In 2004, Robert Fisk (British International Journalist of the Year seven times) put it this way: “In other words, the United States and Britain … were well aware that the principal result of the bombing campaign – and of sanctions – would be the physical degradation and sickening and deaths of Iraqi civilians. Biological warfare might prove to be a better description. The ultimate nature of the 1991 Gulf War for Iraqi civilians now became clear. Bomb now: die later."

Did U.S. officials intend this or understand it’d occur as a result of U.S. policies? In 1991, USAF Colonel Warden (called the architect of the Gulf Air War) said we bombed Iraq's electrical plants for “long-term leverage.” Another Pentagon bombing planner stated more candidly: “People say, ‘You didn't recognize that it was going to have an effect on water or sewage.’ Well, what were we trying to do with [UN economic] sanctions --- help out the Iraqi people? No. What we were doing with the attacks on infrastructure was to accelerate the effect of sanctions.”

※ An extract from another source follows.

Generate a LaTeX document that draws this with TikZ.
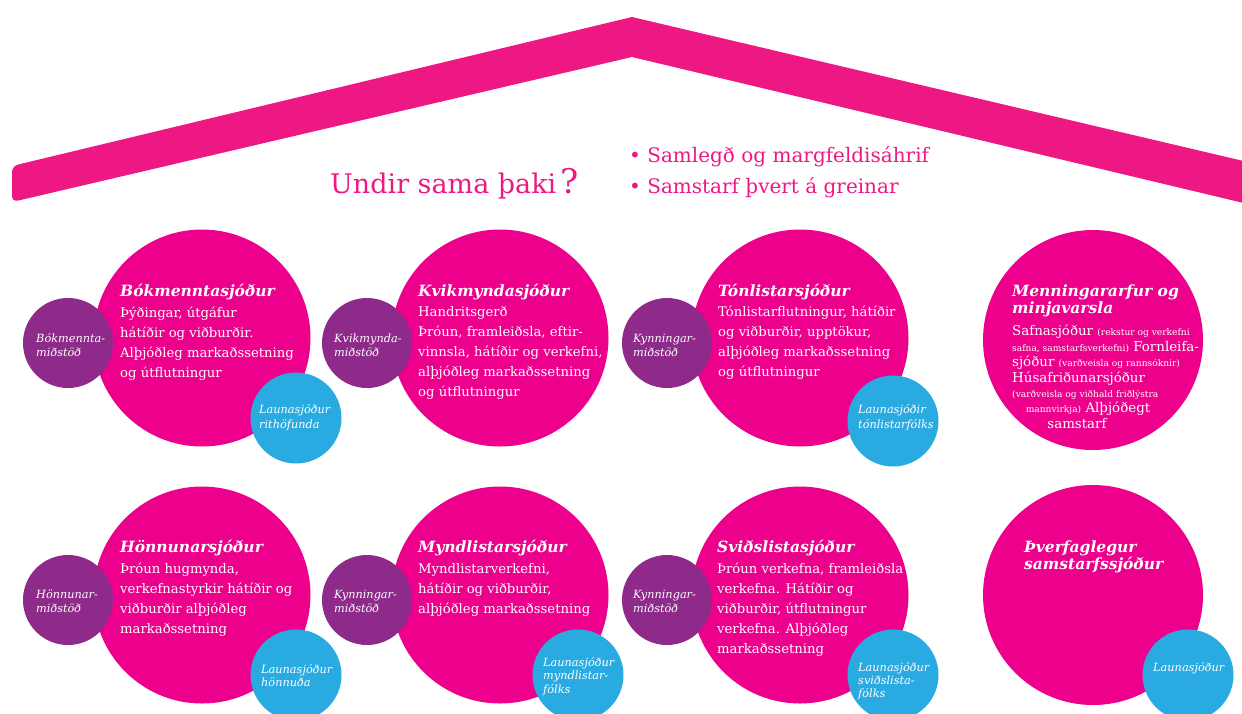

In 1998, Senator Craig of Idaho testified in a Senate hearing on Iraq sanctions: “The use of food as a weapon is wrong. Starving populations into submission is poor foreign policy.” In 1996, Madeleine Albright famously said on national TV that the deaths of half a million Iraqi children were “worth the price” – but that no child would have died if Saddam just complied with the UN.  But she contradicted her own position and Secretary of State Baker in 1991 when he informed Congress, “UN sanctions [would stay] in place so long as Saddam remains in power.”

No one can say that our government officials didn’t know what their policies were doing.

In 1997, I traveled to Iraq to deliver medicine to desperately needy civilians. In response, the U.S. government fined me $10,000.  I announced I’d refuse to pay the fine.  Several Seattle attorneys offered pro bono support. Our case began in district court and then to appeals court.

Despite widespread notions to the contrary, it was not hard to show that U.S. policies lethally targeted civilians, using famine and epidemic as tools of coercion, violating international law.

But the courts declined to invalidate the U.S. embargo. According to the trial court, provisions of the Convention on the Rights of the Child didn't count because the U.S. (along with Somalia) hasn't ratified it. The Geneva Convention is not “self-executing” so it doesn’t help me! And the Genocide Convention, which was partially ratified, created no “substantive or procedural right enforceable by law by any party in any proceeding.” Finally, the court ruled, if Congress wants to violate customary international law it may do so and the U.S. courts are powerless to stop it.

I hope the Supreme Court will decide otherwise. The issue is simple: there are certain norms of international behavior – often called ‘jus cogens’ – that are so fundamental to the rule of law that no nation may violate them. Genocide, wars of aggression, war crimes, and crimes against humanity are among them. So is the killing of 500,000 children to coerce a foreign government.